For more about how sacrifices in the Hebrew Scriptures relate to Christian protection of animals, check out the FAQs.
All Creatures Worship God
The wisdom books repeatedly remind us that the whole of creation is God’s, the whole of creation worships Him, and that His covenant is with every creature. Humans and animals alike share breath, rely on God, and long to worship their Creator.
- Psalm 104 describes God’s provision for the whole of creation, and the psalmist acknowledges that all creatures respond to God: “O Lord, how manifold are your works! In wisdom you have made them all; the earth is full of your creatures. … These all look to you. … When you hide your face, they are dismayed ….”
- “Praise the Lord from the earth, you sea monsters and all deeps, fire and hail, snow and frost, stormy wind fulfilling his command! … Wild animals and all cattle, creeping things and flying birds! … Let them praise the name of the Lord, for his name alone is exalted; his glory is above earth and heaven.” (Psalm 148:7-13)
- “Let everything that breathes praise the Lord! Praise the Lord!” (Psalm 150:6)
- “For the fate of humans and the fate of animals is the same; as one dies, so dies the other. They all have the same breath, and humans have no advantage over the animals; for all is vanity.” (Ecclesiastes 3:19).
A Vision of Reconciliation
The prophets speak loudly and often of a world whose inhabitants are reconciled to God and to each other:
- God does not want the blood of animal sacrifices (Isaiah 1:11), and the murder of an ox and a human are equally despicable (Isaiah 66:3).
- God will call all creatures to safety, from flies and bees to sheep and cows (Isaiah 7:18-25), and they will all worship their Creator (Isaiah 43:20).
- The vision for a reconciled future is a peaceful kingdom in which the wolf lies down with the lamb, and a child leads them. Hurt and destruction will pass away (Isaiah 11:3-9 and 65:25).
- Ezekiel 29:3-5 foretells the consequences of treating creation as if it existed solely for human benefit: “I will put hooks in your jaws … I will fling you into the wilderness … To the animals of the earth and to the birds of the air I have given you as food.”
- God’s covenant is with all of creation: “I will make for you a covenant on that day with the wild animals, the birds of the air, and the creeping things of the ground; and I will abolish the bow, the sword, and war from the land; and I will make you lie down in safety.” (Hosea 2:18)
New Life in Christ
Christians are called to be radically inclusive in their love for the least and most marginalized of society, as demonstrated by the life and death of Christ.

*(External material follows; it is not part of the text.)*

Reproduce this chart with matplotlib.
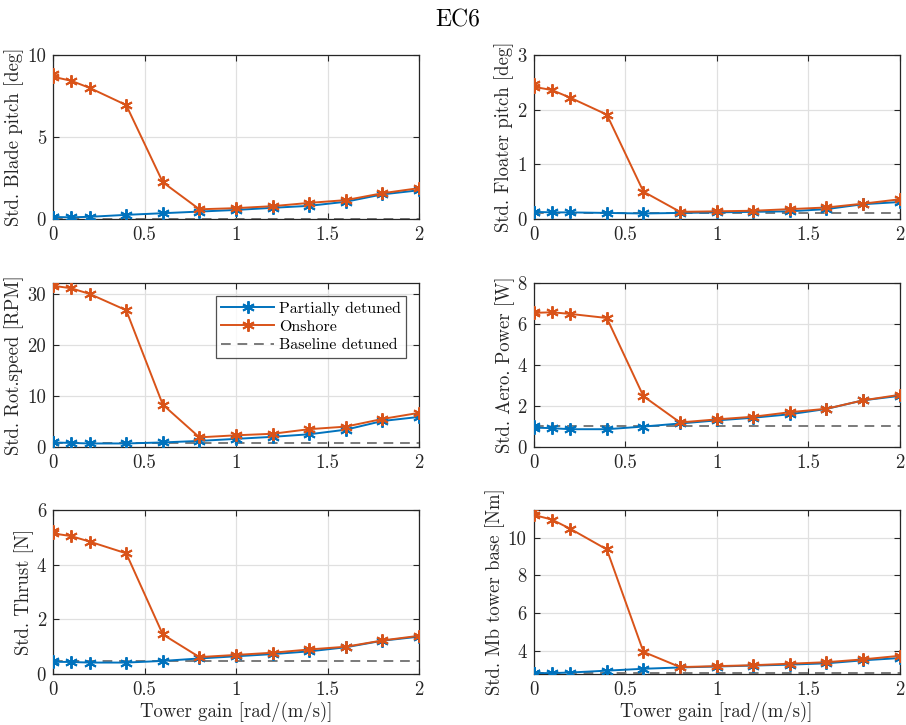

Jesus was friends with sinners, tax collectors, prostitutes, and outcasts. He touched the untouchable and offered mercy to all.
Jesus was God incarnate, enfleshed. Jesus brought the reign of God into human history and extended an invitation for the whole of creation to participate in a new kind of Kingdom. The Kingdom of God is countercultural and offers liberation from sin, death, and oppression.

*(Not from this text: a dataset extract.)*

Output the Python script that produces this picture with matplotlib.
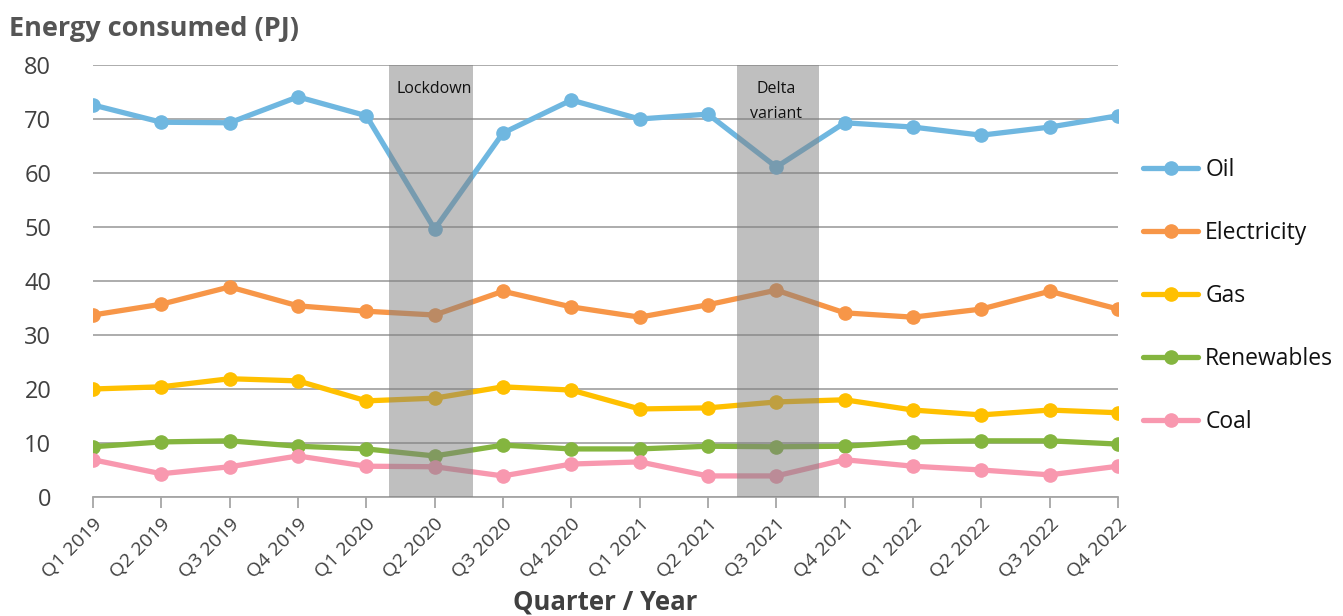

As the body of Christ, we are called to be prophetic. The Scriptures make it clear that we look forward to a fully reconciled creation, free of killing and destruction. Our challenge, therefore, is to look at what’s happening in our world today, at how we are contributing to brokenness, and change that. In the past, the church has struggled for the abolition of slavery, suffrage and basic rights for women and children, and more. One hundred to 200 years from now, the church should look back and be proud to have been the leader in animal protection.
Everything about using animals for food, for clothing, for experiments, and as “entertainment” flies in the face of what it means to be a good steward of God’s creation. All animals are individuals with feelings—they feel pleasure, loneliness, and fear, yet they are subjected to horrific abuse at human hands.